▶ [AVAILABLE DATA]
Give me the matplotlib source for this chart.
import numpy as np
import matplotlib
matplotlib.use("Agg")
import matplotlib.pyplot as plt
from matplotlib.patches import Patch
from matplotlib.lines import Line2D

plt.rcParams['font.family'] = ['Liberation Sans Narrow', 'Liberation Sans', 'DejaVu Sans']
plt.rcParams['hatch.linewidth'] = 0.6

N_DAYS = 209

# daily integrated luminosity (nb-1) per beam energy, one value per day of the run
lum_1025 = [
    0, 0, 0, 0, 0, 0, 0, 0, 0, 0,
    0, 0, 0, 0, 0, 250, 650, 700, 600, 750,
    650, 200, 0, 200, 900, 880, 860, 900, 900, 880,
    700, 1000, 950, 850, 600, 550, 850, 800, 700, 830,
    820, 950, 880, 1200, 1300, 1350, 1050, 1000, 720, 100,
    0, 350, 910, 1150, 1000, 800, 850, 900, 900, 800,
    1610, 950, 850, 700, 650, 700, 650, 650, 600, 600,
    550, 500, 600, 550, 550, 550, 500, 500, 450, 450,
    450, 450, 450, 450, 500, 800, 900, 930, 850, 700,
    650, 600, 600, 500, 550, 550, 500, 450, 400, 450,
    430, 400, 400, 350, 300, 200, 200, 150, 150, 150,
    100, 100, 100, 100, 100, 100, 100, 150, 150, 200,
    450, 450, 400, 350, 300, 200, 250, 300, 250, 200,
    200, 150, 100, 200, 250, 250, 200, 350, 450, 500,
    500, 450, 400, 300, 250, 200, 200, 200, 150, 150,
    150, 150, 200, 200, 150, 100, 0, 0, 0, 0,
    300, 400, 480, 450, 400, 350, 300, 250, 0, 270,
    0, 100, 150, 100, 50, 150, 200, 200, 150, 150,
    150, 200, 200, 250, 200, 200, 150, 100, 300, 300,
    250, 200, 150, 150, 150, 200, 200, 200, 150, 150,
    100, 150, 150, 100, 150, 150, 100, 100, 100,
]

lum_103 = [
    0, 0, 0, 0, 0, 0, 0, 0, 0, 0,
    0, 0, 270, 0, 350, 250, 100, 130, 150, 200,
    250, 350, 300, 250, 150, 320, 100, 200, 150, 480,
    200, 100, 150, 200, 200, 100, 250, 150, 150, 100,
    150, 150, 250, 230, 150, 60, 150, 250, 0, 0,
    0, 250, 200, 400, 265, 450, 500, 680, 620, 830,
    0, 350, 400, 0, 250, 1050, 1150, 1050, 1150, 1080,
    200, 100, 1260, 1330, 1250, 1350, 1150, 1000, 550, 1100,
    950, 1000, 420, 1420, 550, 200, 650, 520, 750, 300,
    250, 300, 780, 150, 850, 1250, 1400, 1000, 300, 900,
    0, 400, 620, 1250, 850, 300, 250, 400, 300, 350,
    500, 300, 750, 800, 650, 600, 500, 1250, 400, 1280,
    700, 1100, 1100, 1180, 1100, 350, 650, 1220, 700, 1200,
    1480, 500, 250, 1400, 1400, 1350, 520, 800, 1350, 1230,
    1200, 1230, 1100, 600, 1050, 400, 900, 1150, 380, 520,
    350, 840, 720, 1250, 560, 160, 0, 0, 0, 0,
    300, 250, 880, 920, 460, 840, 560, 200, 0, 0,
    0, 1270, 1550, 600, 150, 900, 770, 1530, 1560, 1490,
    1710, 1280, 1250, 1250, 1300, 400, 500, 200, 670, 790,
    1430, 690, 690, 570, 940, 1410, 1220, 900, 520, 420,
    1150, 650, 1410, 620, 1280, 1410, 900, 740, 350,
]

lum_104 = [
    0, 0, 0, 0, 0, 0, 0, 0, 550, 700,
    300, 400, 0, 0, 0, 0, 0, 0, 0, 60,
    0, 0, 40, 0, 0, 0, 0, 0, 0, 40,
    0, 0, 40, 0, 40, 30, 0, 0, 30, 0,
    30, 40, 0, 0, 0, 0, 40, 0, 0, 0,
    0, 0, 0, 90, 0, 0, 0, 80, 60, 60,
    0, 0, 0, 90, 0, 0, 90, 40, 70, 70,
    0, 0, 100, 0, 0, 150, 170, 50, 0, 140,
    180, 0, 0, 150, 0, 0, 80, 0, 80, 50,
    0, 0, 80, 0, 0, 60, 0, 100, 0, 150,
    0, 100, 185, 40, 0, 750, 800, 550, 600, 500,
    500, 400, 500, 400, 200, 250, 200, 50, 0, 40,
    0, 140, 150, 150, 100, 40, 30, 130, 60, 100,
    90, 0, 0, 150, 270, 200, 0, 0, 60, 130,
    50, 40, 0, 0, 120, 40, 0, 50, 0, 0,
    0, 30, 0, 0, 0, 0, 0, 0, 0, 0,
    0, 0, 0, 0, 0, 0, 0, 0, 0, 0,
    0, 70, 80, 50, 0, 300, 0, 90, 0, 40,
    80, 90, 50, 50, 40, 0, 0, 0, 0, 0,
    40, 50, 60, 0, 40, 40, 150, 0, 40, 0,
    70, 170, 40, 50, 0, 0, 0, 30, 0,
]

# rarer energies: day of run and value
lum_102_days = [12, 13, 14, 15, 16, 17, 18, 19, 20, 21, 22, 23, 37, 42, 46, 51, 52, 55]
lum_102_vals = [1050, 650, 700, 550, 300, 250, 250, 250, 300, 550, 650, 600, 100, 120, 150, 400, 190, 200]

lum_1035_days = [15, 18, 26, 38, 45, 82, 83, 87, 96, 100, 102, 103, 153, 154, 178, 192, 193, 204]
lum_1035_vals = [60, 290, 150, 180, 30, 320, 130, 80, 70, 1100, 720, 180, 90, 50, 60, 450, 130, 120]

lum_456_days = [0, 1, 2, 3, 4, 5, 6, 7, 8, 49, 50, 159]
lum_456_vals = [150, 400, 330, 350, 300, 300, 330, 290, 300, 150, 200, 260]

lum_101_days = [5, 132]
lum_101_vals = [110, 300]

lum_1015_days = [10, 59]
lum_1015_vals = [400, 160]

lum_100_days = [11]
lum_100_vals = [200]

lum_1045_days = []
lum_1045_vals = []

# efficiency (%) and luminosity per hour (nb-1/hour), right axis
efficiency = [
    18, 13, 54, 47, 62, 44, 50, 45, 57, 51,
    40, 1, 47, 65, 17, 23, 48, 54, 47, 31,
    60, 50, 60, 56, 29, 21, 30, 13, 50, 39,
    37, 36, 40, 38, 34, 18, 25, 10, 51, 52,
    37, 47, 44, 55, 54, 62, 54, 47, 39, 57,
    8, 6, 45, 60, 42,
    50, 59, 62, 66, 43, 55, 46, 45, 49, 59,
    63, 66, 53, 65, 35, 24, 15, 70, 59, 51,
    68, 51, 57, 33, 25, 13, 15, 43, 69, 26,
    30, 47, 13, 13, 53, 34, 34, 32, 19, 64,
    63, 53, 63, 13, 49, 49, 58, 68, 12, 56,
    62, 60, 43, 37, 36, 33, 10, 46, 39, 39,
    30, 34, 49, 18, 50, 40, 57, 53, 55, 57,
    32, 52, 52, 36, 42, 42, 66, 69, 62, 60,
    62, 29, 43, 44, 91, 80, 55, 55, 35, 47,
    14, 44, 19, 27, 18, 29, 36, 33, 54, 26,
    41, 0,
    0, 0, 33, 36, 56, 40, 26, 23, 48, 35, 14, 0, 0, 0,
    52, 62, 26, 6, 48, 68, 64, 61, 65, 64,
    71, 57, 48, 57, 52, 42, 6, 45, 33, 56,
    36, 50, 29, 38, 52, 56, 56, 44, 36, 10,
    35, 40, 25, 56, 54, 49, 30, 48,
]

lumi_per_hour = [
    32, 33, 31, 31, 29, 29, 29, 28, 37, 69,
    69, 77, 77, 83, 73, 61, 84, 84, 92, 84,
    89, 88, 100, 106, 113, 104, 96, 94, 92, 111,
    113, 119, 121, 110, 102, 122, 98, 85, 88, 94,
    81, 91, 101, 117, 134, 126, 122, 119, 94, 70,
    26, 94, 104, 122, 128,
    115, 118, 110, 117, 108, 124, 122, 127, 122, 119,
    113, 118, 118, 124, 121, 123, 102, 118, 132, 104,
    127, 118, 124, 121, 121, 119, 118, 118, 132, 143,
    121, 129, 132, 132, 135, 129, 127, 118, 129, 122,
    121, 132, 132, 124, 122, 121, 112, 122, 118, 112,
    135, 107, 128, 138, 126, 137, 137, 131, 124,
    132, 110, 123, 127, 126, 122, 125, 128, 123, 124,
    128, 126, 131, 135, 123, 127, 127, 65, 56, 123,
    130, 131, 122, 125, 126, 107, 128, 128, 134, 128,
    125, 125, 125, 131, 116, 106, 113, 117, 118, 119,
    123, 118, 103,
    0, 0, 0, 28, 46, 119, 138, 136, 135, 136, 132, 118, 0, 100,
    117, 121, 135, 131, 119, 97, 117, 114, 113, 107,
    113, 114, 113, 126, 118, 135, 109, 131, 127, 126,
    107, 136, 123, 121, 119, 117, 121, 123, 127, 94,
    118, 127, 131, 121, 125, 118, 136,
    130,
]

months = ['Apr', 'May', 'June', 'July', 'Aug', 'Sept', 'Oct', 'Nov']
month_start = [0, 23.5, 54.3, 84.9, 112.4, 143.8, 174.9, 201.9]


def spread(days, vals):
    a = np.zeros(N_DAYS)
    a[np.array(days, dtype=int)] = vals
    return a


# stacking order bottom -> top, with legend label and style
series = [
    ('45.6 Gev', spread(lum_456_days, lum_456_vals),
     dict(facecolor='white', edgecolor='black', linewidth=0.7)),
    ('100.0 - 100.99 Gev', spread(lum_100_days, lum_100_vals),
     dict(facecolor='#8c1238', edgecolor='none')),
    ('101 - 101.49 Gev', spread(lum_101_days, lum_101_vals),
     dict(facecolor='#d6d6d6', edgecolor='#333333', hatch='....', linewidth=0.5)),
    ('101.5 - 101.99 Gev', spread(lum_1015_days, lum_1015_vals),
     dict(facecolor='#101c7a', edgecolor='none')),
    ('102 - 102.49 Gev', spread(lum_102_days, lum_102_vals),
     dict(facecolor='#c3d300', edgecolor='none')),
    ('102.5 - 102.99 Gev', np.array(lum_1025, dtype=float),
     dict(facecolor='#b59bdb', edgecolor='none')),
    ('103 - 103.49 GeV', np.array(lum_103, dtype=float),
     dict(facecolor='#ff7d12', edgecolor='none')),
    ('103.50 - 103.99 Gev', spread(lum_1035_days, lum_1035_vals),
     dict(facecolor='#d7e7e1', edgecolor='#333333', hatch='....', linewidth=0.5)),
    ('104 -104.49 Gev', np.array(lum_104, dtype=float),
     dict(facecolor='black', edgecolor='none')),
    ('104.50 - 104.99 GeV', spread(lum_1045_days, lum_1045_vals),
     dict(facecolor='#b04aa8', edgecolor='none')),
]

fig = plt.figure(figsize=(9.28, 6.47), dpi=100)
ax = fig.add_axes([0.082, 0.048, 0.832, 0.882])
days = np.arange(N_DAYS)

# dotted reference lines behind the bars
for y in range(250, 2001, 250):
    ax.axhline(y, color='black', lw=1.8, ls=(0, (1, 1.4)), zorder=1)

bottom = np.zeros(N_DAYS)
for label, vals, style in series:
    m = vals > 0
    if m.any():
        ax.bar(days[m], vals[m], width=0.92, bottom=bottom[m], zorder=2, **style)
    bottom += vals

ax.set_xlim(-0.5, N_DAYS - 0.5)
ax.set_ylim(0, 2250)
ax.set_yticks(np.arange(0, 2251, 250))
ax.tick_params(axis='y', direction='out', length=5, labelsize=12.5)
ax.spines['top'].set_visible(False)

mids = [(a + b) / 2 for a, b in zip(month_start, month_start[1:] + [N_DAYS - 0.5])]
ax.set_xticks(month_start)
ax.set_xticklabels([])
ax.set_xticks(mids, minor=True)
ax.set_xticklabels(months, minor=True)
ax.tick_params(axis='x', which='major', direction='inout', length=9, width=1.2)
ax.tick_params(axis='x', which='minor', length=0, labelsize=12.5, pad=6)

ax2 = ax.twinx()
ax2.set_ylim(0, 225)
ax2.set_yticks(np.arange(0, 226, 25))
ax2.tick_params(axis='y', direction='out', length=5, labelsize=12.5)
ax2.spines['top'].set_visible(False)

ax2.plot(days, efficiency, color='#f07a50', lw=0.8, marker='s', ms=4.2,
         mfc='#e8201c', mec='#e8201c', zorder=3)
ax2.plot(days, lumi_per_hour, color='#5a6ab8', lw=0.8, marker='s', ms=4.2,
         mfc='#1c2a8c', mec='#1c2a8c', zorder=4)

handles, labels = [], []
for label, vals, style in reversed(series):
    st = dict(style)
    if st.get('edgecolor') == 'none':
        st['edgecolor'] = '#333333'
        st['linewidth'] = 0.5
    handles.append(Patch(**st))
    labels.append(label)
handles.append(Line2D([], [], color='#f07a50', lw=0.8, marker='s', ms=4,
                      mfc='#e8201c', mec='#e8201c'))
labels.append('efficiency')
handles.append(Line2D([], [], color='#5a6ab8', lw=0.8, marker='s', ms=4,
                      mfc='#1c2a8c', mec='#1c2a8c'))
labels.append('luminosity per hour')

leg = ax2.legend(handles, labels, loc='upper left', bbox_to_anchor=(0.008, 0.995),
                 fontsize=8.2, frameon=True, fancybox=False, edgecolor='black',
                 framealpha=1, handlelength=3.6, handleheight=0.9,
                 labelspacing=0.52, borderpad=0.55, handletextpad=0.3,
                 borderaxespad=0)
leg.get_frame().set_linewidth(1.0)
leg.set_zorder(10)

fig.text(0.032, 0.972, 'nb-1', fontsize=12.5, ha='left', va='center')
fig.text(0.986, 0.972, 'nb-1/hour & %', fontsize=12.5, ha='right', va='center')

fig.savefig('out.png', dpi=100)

▶ [JOB] Scan the data above; copy every line where "matplotlib" appears.

▶ [ANSWER IN FULL]
Give me the matplotlib source for this chart.
import matplotlib
matplotlib.use("Agg")
import matplotlib.pyplot as plt
from matplotlib.patches import Patch
from matplotlib.lines import Line2D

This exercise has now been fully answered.